- Tu t’accroches á des histories – dice Crevel-. Tu
étreins des mots...
-
No, viejo, eso se hace más bien del
otro lado del mar, que no conocés. Hace rato que no me acuesto con las
palabras. Las sigo usando, como vos y como todos, pero las cepillo muchísimo
antes de ponérmelas.
Rayuela, Julio Cortázar.
Creo en la
posibilidad del encanto, y en la rapidez de estas horas. La vida continúa de
maneras imperceptibles durante 10,080 minutos humanos. El
verano nos alcanzó de una forma impresionante. A veces era un giro. Una pirueta
de color anís o rojo para tocarte la
mejilla. A veces era él. O ella. Él que te tomaba de la mano, pero
no te besaba. Ella que te tomaba de
la mano para no perderte en la noche, así como si nada. Nos hemos perdido, sin
embargo en el olor de las calles, de un profundo color ocre. Respirar una y
otra vez la gracia de estar vivos. Con todos estos sentimientos atravesándote
los ojos como espadas finas, o la luz, un frío perpetuo en el aire. A veces no
sabían ni de lo que hablaba. Supongo que he perdido lentamente la capacidad
verbal para seducir o pedir direcciones. Pero luego llegaba la noche otra vez y
ya, con todas estas imágenes podíamos apropiarnos de todo. Y ya como la
sensación del beso estaba cerca, y ya como nada importaba –ni importa ahora- dejábamos
que ocurriera la vida. Las noches de
verano que son tan un hombre que quiere llamarte al otro día. Aunque no lo
hace. Ni lo hará. O su voz diciéndote “me gustas mucho, muchísimo” cuando te
besa el pecho sigilosamente, y estás sobre él. La expresión de su cuerpo,
inflamada, para recibirte en su vida.
Supongo que vamos por los bares con un hambre perpetua o con esa soledad
marcada en la frente. Al final de la noche te intentan convencer “no lo
olvido”, “a mí si me importa”, “cuándo vuelves”, “te voy a esperar”. Luego,
sucede el tiempo y no suena el teléfono. De igual manera existen los que sí te
llaman. Le diste un beso lento pero a través de las manos en aquél vagón de
tren. El no te olvida. El no. Tampoco olvidas la gabardina o el aroma de los
brazos. Su deseo en escaparates de hotel. Café o vino. Librerías. Avenidas. Cigarrillos,
siempre, nocturnos. Mientras, todo sucede en una de las ciudades más grandes
del mundo. Pero también es la dulzura de enseñarle que existen momentos rotos
que nadie puede armarte, ni para hacerte sonreír de veras. Hay esa gente que
tiene que olvidarte porque no tiene de otra. Las hay. Les hay también quienes
todavía te buscan en una canción o un libro grande y blanco. En un boleto del
subterráneo o quizá, en esas huellas de las copas de vino que dejamos allí. Algún día estaremos en el mismo lugar, y
entonces, tal vez. Alguien dibujará nuestros rostros, será verano por
supuesto. Hará con sus dedos, flores, que bien podrías comerte y luego
trasvasar a mi boca; su textura es como la de un pastel de fresas derretidas.

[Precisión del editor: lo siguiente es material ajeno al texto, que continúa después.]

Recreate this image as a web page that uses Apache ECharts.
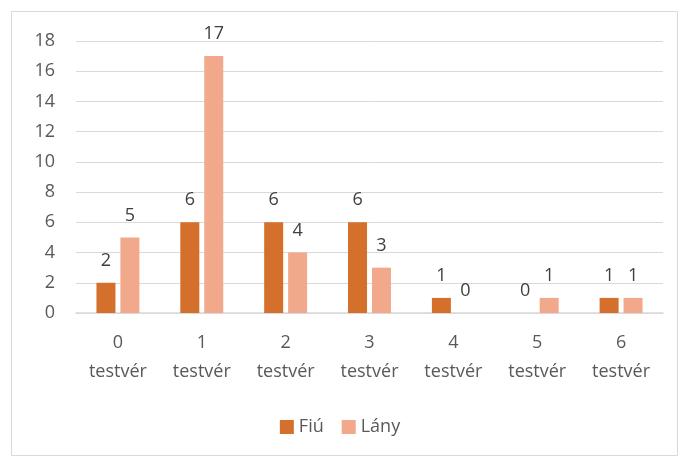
<!DOCTYPE html>
<html>
<head>
<meta charset="utf-8">
<script src="https://cdn.jsdelivr.net/npm/echarts@6/dist/echarts.min.js"></script>
<style>
  html, body { margin: 0; padding: 0; background: #fff; }
  #chart { width: 680px; height: 457px; }
</style>
</head>
<body>
<div id="chart"></div>
<script>
// adatok
const categories = ["0\ntestvér", "1\ntestvér", "2\ntestvér", "3\ntestvér", "4\ntestvér", "5\ntestvér", "6\ntestvér"];
const fiuValues = [2, 6, 6, 6, 1, 0, 1];
const lanyValues = [5, 17, 4, 3, 0, 1, 1];
const yTicks = { min: 0, max: 18, interval: 2 };

const font = "'Open Sans', sans-serif";

const chart = echarts.init(document.getElementById("chart"));

// oszlopcímkék
const labelStyle = {
    show: true,
    position: "top",
    distance: 13,
    color: "#404040",
    fontSize: 18,
    fontFamily: font,
};

chart.setOption({
    animation: false,
    textStyle: { fontFamily: font },
    grid: { left: 76, right: 17, top: 41, bottom: 144 },
    graphic: [{
        type: "rect",
        shape: { x: 11.5, y: 11.5, width: 666, height: 444 },
        style: { fill: "none", stroke: "#d9d9d9", lineWidth: 1 },
        silent: true,
    }],
    legend: {
        bottom: 16,
        left: "center",
        itemWidth: 14,
        itemHeight: 14,
        itemGap: 18,
        icon: "rect",
        textStyle: { color: "#595959", fontSize: 18, fontFamily: font },
    },
    xAxis: {
        type: "category",
        data: categories,
        axisTick: { show: false },
        axisLine: { lineStyle: { color: "#d9d9d9", width: 1.5 } },
        axisLabel: { color: "#595959", fontSize: 18, lineHeight: 29, margin: 15, fontFamily: font },
    },
    yAxis: {
        type: "value",
        min: yTicks.min,
        max: yTicks.max,
        interval: yTicks.interval,
        axisLabel: { color: "#595959", fontSize: 18, margin: 21, fontFamily: font },
        splitLine: { lineStyle: { color: "#d9d9d9", width: 1 } },
    },
    series: [
        {
            name: "Fiú",
            type: "bar",
            data: fiuValues,
            barWidth: 19,
            barGap: "26%",
            itemStyle: { color: "#d4702c" },
            label: labelStyle,
        },
        {
            name: "Lány",
            type: "bar",
            data: lanyValues,
            barWidth: 19,
            itemStyle: { color: "#f2a88a" },
            label: labelStyle,
        },
    ],
});
</script>
</body>
</html>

Creo en ese impulso apenas, se desprende de las palpitaciones y parpadeos de
farolas naranjas. La ciudad llena así, para ambos. El baño, la sala, la
habitación que estaba repleta y todos viendo el espectáculo de encontrarnos. Lo
poco que ya echaba de menos conocerte. Estar allí. Haciendo pedazos su
existencia. La tuya, la de ella, la
de todos. No sé bien porque repetirlo. Tiene un sabor a menta o a hornos
caseros, con ese calor. Perfumes de diseñador. Aparatos tecnológicos por el
suelo. Humedad a medias en las piernas. Creo en todo lo que me han dicho los
adultos. Pocas cosas hay como ser joven o poeta. Desarmar a los hombres y a las
mujeres. La voluptuosidad del verano en la boca, ¿recuerdas? Ya de mí no recuerdas
nada, seguro. Ni la cadencia de mis labios, las palabras puntiagudas o la famélica tristeza de mi cuerpo. Es todo muy lo mismo. Ojala todos hubiesen
sido menos amables. Creo que ya me odiabas antes de soltarme. Todavía recuerdo sus manos en los
bolsillos saliendo del edificio, y no decirle ni adiós.